Another WTA star who has shone on clay, Samantha Stosur, fell meekly in Portugal to Swiss qualifier Timea Bacsinszky.  Stosur reached the Roland Garros final in 2010, falling to Francesca Schiavone, and she also finished runner-up at the Premier Five event in Rome three years ago.  Her kick serve and heavy topspin forehand make ideal weapons for a surface with a high bounce.  But Stosur would win just four games from a seemingly overmatched opponent, failing to take advantage of her top-four seed as she fell to 11-10 this year.  

Most of the other Portugal women's seeds advanced convincingly, however, including top seed Carla Suarez Navarro.  The same could not be said of the men's draw at this joint event, where all three seeds in action on Tuesday exited the tournament.  Most disappointing for home fans was the loss of top Portuguese man Joao Sousa, who squandered a one-set lead against Lorenzo Mayer.  This Argentine qualifier had reached a final on South American clay in February, having defeated Tommy Robredo, so this upset did not come as a shock.  And the Portuguese crowd found some consolation from the startling double bagel served by home wildcard Rui Machado to fifth seed Dmitry Tursunov.  
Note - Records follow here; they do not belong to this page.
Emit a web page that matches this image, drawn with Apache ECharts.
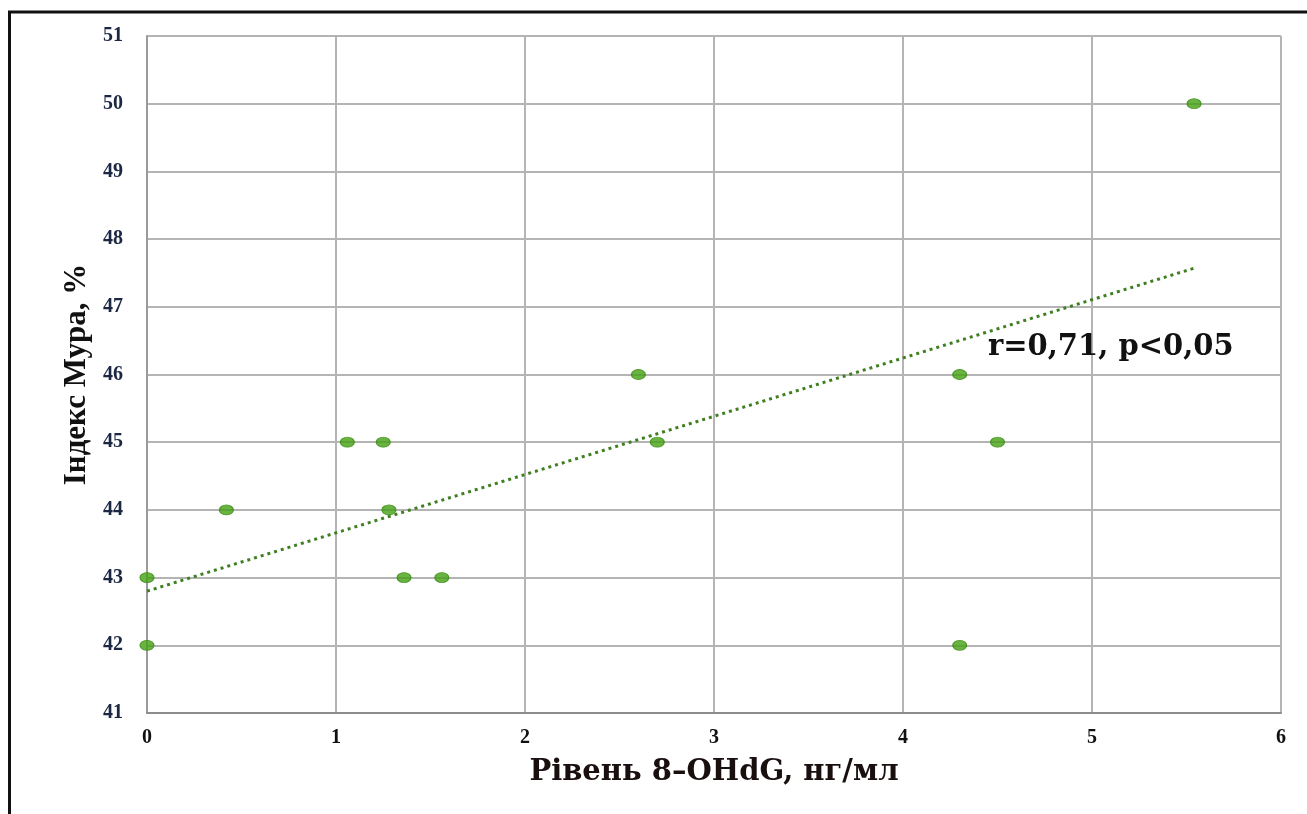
<!DOCTYPE html>
<html>
<head>
<meta charset="utf-8">
<script src="https://cdn.jsdelivr.net/npm/echarts@6/dist/echarts.min.js"></script>
<style>
html,body{margin:0;padding:0;background:#fff;}
#c{width:1307px;height:814px;}
</style>
</head>
<body>
<div id="c"></div>
<script>
// Data
var xValues = [0, 0, 0.42, 1.06, 1.25, 1.28, 1.36, 1.56, 2.6, 2.7, 4.3, 4.5, 4.3, 5.54];
var yValues = [43, 42, 44, 45, 45, 44, 43, 43, 46, 45, 46, 45, 42, 50];
var trendX = [0, 5.54];
var trendY = [42.8, 47.57];
var xTitle = 'Рівень 8–OHdG, нг/мл';
var yTitle = 'Індекс Мура, %';
var annotation = 'r=0,71, p<0,05';

var points = xValues.map(function (x, i) { return [x, yValues[i]]; });
var trend = trendX.map(function (x, i) { return [x, trendY[i]]; });

var chart = echarts.init(document.getElementById('c'));
chart.setOption({
  animation: false,
  backgroundColor: '#fff',
  grid: { left: 147, right: 26, top: 36, bottom: 101 },
  xAxis: {
    type: 'value', min: 0, max: 6, interval: 1,
    name: xTitle, nameLocation: 'middle', nameGap: 45,
    nameTextStyle: { fontFamily: 'DejaVu Serif', fontWeight: 'bold', fontSize: 29, color: '#1a0f0f' },
    axisLine: { lineStyle: { color: '#8c8c8c', width: 2 } },
    axisTick: { show: false },
    axisLabel: { margin: 15, fontFamily: 'Liberation Serif', fontWeight: 'bold', fontSize: 20, color: '#111' },
    splitLine: { lineStyle: { color: '#b4b4b4', width: 2 } }
  },
  yAxis: {
    type: 'value', min: 41, max: 51, interval: 1,
    name: yTitle, nameLocation: 'middle', nameGap: 54, nameRotate: 90,
    nameTextStyle: { fontFamily: 'Liberation Serif', fontWeight: 'bold', fontSize: 31, color: '#111' },
    axisLine: { show: true, lineStyle: { color: '#9a9a9a', width: 2 } },
    axisTick: { show: false },
    axisLabel: { margin: 24, fontFamily: 'Liberation Serif', fontWeight: 'bold', fontSize: 20, color: '#1c2744' },
    splitLine: { lineStyle: { color: '#b4b4b4', width: 2 } }
  },
  graphic: [
    { type: 'rect', shape: { x: 9.5, y: 12, width: 1400, height: 900 }, style: { fill: 'none', stroke: '#111', lineWidth: 3 }, z: 100 },
    { type: 'text', left: 988, top: 333, style: { text: annotation, fontFamily: 'DejaVu Serif', fontWeight: 'bold', fontSize: 29, fill: '#111' }, z: 100 }
  ],
  series: [
    {
      type: 'line', data: trend, symbol: 'none', silent: true,
      lineStyle: { color: '#3f7f22', width: 3, type: [3, 4] }, z: 2
    },
    {
      type: 'scatter', data: points, symbol: 'circle', symbolSize: [14, 10],
      itemStyle: { color: '#42a012', borderColor: '#378a10', borderWidth: 1 }, z: 3
    }
  ]
});
</script>
</body>
</html>
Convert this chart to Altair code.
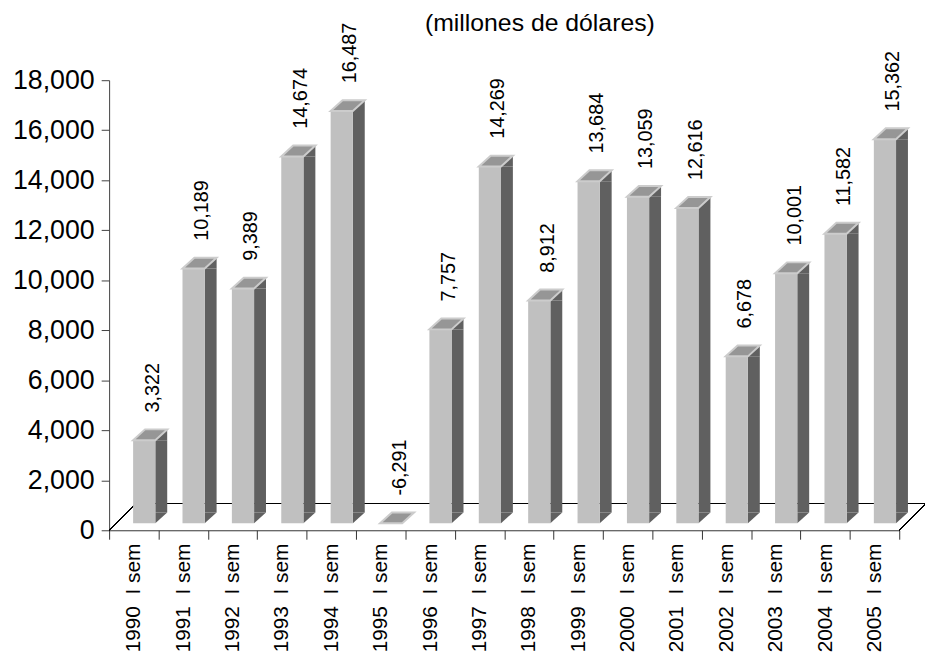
import altair as alt
import pandas as pd

FONT = "Liberation Sans"

years = ["1990", "1991", "1992", "1993", "1994", "1995", "1996", "1997",
         "1998", "1999", "2000", "2001", "2002", "2003", "2004", "2005"]
period = "I sem"
values = [3322, 10189, 9389, 14674, 16487, -6291, 7757, 14269,
          8912, 13684, 13059, 12616, 6678, 10001, 11582, 15362]
y_ticks = [0, 2000, 4000, 6000, 8000, 10000, 12000, 14000, 16000, 18000]
title_text = "(millones de dólares)"

cats = [f"{y}\u00a0\u00a0{period}" for y in years]
df = pd.DataFrame({"cat": cats, "value": values})
df["h"] = df["value"].clip(lower=0)
df["label"] = [f"{v:,}" for v in values]

W, H = 797, 454

x_enc = alt.X(
    "cat:N", sort=cats,
    scale=alt.Scale(paddingInner=0, paddingOuter=0),
    axis=alt.Axis(title=None, labelAngle=270, labelFontSize=21, labelFont=FONT,
                  labelColor="black", tickBand="extent", tickSize=9, labelPadding=4,
                  domainColor="#333333", tickColor="#333333", labelAlign="right",
                  labelBaseline="middle"),
)
y_enc = alt.Y(
    "h:Q",
    scale=alt.Scale(domain=[0, 18000], nice=False, zero=True),
    axis=alt.Axis(values=y_ticks, format=",d", title=None, labelFontSize=27,
                  labelFont=FONT, labelColor="black", grid=False, tickSize=8,
                  labelPadding=7, domainColor="#404040", tickColor="#404040"),
)

base = alt.Chart(df)

# floor / back-wall lines
back_line = base.mark_rule(color="black", strokeWidth=1, yOffset=-27).encode(
    x=alt.value(27), x2=alt.value(W + 27), y=alt.datum(0))
left_diag = base.mark_rule(color="black", strokeWidth=1, y2Offset=-27).encode(
    x=alt.value(0), x2=alt.value(27), y=alt.datum(0), y2=alt.datum(0))
right_diag = base.mark_rule(color="black", strokeWidth=1, y2Offset=-27).encode(
    x=alt.value(W), x2=alt.value(W + 27), y=alt.datum(0), y2=alt.datum(0))

pos = base.transform_filter("datum.value > 0")

DARK = "#606060"
FRONT = "#c0c0c0"
TOP = "#969696"
EDGE = "#cccccc"

side = pos.mark_bar(color=DARK, size=12, xOffset=27.7, yOffset=-7, y2Offset=-18).encode(
    x=x_enc, y=y_enc, y2=alt.datum(0))
front = pos.mark_bar(color=FRONT, size=22.4, xOffset=10.5, yOffset=-7, y2Offset=-7).encode(
    x=x_enc, y="h:Q", y2=alt.datum(0))

side_top = pos.mark_point(shape="M21.7,-7 L33.7,-18 L33.7,-7 Z", size=4, filled=True,
                          color=DARK, opacity=1, strokeWidth=0).encode(x=x_enc, y="h:Q")
side_bottom = pos.mark_point(shape="M21.7,-18 L21.7,-7 L33.7,-18 Z", size=4, filled=True,
                             color=DARK, opacity=1, strokeWidth=0).encode(x=x_enc, y=alt.datum(0))
top_face = base.mark_point(shape="M-0.7,-7 L21.7,-7 L33.7,-18 L11.3,-18 Z", size=4,
                           fill=TOP, stroke=EDGE, strokeWidth=2, opacity=1,
                           fillOpacity=1, strokeOpacity=1).encode(x=x_enc, y="h:Q")

labels = base.mark_text(angle=270, align="left", baseline="middle", fontSize=20, font=FONT,
                        color="black", xOffset=19, yOffset=-35).encode(
    x=x_enc, y="h:Q", text="label:N")

chart = alt.layer(
    back_line, left_diag, right_diag, side, side_bottom, front, side_top, top_face, labels
).properties(
    width=W, height=H,
    autosize=alt.AutoSizeParams(type="none"),
    padding={"left": 102, "top": 70, "right": 26, "bottom": 126},
    title=alt.TitleParams(title_text, font=FONT, fontSize=25, fontWeight="normal",
                          color="black", anchor="middle", frame="group", dx=36, dy=13,
                          offset=0),
    background="white",
).configure_view(strokeWidth=0)

chart.save("out.html", embed_options={"renderer": "svg", "actions": False})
The most surprising men's result of the day probably came from fast-court specialist Lukasz Kubot, though.  An unseeded quarterfinalist at Wimbledon last year, Kubot toppled seventh seed Teymuraz Gabashvili just a week after the Russian had upset David Ferrer in Barcelona.  This match marked Gabashvili's top-50 debut, earned by the best start to a season of his career.  On the other hand, his high-risk, quick-strike style is hardly more suited to clay than Kubot's game, so expecting him to sustain his success on the slow red dirt might have asked too much.

Intriguing Wednesday matches include Kuznetsova's battle with Torro-Flor and an all-Spanish encounter pitting aging clay specialist Albert Montanes against third seed Marcel Granollers.